Work required
Below is a listing to write out in full, exactly as given, without its pictures.

Records for this exercise
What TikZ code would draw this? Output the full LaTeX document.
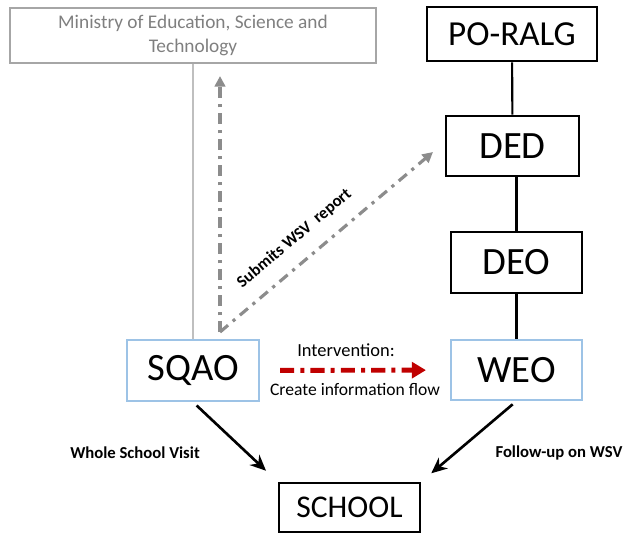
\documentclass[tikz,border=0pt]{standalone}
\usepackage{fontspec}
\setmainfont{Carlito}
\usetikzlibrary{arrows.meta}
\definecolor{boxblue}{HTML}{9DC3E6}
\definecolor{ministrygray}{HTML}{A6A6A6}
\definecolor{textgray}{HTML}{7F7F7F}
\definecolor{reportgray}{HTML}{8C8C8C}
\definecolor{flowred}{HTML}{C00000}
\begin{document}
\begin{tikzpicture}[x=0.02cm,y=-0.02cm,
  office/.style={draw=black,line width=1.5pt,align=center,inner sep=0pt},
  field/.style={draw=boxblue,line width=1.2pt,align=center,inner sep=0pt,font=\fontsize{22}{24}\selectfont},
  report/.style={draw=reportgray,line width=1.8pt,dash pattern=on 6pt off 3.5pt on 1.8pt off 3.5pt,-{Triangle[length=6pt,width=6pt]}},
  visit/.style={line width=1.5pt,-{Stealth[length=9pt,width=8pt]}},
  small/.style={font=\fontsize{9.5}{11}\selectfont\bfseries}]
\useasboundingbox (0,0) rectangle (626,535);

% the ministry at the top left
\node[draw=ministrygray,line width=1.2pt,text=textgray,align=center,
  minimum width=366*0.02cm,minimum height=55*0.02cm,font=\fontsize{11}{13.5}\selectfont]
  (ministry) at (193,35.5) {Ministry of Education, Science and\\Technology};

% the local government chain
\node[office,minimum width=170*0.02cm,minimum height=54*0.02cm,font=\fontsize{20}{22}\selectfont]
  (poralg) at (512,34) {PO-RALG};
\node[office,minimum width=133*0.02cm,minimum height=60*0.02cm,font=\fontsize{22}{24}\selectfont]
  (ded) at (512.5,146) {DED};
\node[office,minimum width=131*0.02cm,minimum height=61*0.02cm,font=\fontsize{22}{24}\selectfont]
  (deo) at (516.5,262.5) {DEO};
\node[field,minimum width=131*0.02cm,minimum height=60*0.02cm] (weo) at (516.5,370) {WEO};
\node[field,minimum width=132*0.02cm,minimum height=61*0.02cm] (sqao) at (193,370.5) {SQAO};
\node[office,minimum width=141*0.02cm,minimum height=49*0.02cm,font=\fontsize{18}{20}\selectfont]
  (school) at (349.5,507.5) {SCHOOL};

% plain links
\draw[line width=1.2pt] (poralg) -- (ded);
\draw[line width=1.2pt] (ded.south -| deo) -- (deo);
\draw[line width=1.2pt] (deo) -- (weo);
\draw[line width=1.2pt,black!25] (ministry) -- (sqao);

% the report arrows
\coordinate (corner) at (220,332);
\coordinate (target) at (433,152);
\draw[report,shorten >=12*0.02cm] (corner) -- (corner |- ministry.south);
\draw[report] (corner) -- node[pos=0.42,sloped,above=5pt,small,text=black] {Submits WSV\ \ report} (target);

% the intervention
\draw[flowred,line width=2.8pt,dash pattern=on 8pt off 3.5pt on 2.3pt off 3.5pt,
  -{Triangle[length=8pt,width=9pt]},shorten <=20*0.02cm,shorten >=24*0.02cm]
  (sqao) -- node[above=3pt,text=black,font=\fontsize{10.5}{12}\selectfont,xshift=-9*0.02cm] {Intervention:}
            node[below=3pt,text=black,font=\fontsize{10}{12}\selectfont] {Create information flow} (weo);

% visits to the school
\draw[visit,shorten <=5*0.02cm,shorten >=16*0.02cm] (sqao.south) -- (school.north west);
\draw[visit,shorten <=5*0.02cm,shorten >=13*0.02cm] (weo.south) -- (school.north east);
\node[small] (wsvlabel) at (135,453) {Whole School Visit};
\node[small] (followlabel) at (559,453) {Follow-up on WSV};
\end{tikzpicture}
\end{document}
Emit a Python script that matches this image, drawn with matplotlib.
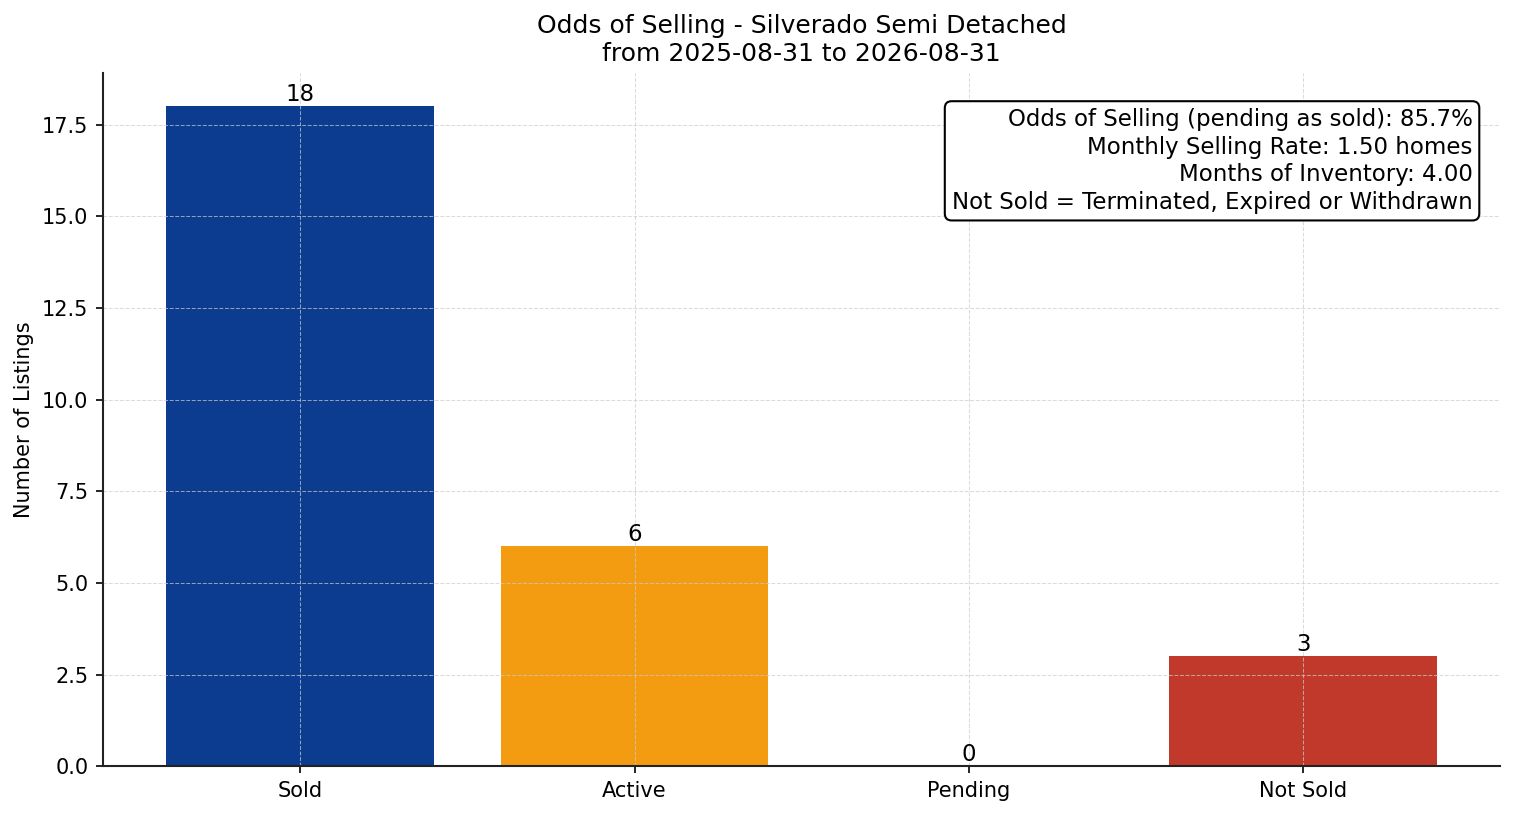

Finished task
What TikZ code would draw this? Output the full LaTeX document.
\documentclass[tikz,border=0pt]{standalone}
\usepackage{fontspec}
\setmainfont{Carlito}
\usetikzlibrary{arrows.meta}
\definecolor{boxblue}{HTML}{9DC3E6}
\definecolor{ministrygray}{HTML}{A6A6A6}
\definecolor{textgray}{HTML}{7F7F7F}
\definecolor{reportgray}{HTML}{8C8C8C}
\definecolor{flowred}{HTML}{C00000}
\begin{document}
\begin{tikzpicture}[x=0.02cm,y=-0.02cm,
  office/.style={draw=black,line width=1.5pt,align=center,inner sep=0pt},
  field/.style={draw=boxblue,line width=1.2pt,align=center,inner sep=0pt,font=\fontsize{22}{24}\selectfont},
  report/.style={draw=reportgray,line width=1.8pt,dash pattern=on 6pt off 3.5pt on 1.8pt off 3.5pt,-{Triangle[length=6pt,width=6pt]}},
  visit/.style={line width=1.5pt,-{Stealth[length=9pt,width=8pt]}},
  small/.style={font=\fontsize{9.5}{11}\selectfont\bfseries}]
\useasboundingbox (0,0) rectangle (626,535);

% the ministry at the top left
\node[draw=ministrygray,line width=1.2pt,text=textgray,align=center,
  minimum width=366*0.02cm,minimum height=55*0.02cm,font=\fontsize{11}{13.5}\selectfont]
  (ministry) at (193,35.5) {Ministry of Education, Science and\\Technology};

% the local government chain
\node[office,minimum width=170*0.02cm,minimum height=54*0.02cm,font=\fontsize{20}{22}\selectfont]
  (poralg) at (512,34) {PO-RALG};
\node[office,minimum width=133*0.02cm,minimum height=60*0.02cm,font=\fontsize{22}{24}\selectfont]
  (ded) at (512.5,146) {DED};
\node[office,minimum width=131*0.02cm,minimum height=61*0.02cm,font=\fontsize{22}{24}\selectfont]
  (deo) at (516.5,262.5) {DEO};
\node[field,minimum width=131*0.02cm,minimum height=60*0.02cm] (weo) at (516.5,370) {WEO};
\node[field,minimum width=132*0.02cm,minimum height=61*0.02cm] (sqao) at (193,370.5) {SQAO};
\node[office,minimum width=141*0.02cm,minimum height=49*0.02cm,font=\fontsize{18}{20}\selectfont]
  (school) at (349.5,507.5) {SCHOOL};

% plain links
\draw[line width=1.2pt] (poralg) -- (ded);
\draw[line width=1.2pt] (ded.south -| deo) -- (deo);
\draw[line width=1.2pt] (deo) -- (weo);
\draw[line width=1.2pt,black!25] (ministry) -- (sqao);

% the report arrows
\coordinate (corner) at (220,332);
\coordinate (target) at (433,152);
\draw[report,shorten >=12*0.02cm] (corner) -- (corner |- ministry.south);
\draw[report] (corner) -- node[pos=0.42,sloped,above=5pt,small,text=black] {Submits WSV\ \ report} (target);

% the intervention
\draw[flowred,line width=2.8pt,dash pattern=on 8pt off 3.5pt on 2.3pt off 3.5pt,
  -{Triangle[length=8pt,width=9pt]},shorten <=20*0.02cm,shorten >=24*0.02cm]
  (sqao) -- node[above=3pt,text=black,font=\fontsize{10.5}{12}\selectfont,xshift=-9*0.02cm] {Intervention:}
            node[below=3pt,text=black,font=\fontsize{10}{12}\selectfont] {Create information flow} (weo);

% visits to the school
\draw[visit,shorten <=5*0.02cm,shorten >=16*0.02cm] (sqao.south) -- (school.north west);
\draw[visit,shorten <=5*0.02cm,shorten >=13*0.02cm] (weo.south) -- (school.north east);
\node[small] (wsvlabel) at (135,453) {Whole School Visit};
\node[small] (followlabel) at (559,453) {Follow-up on WSV};
\end{tikzpicture}
\end{document}
Emit a Python script that matches this image, drawn with matplotlib.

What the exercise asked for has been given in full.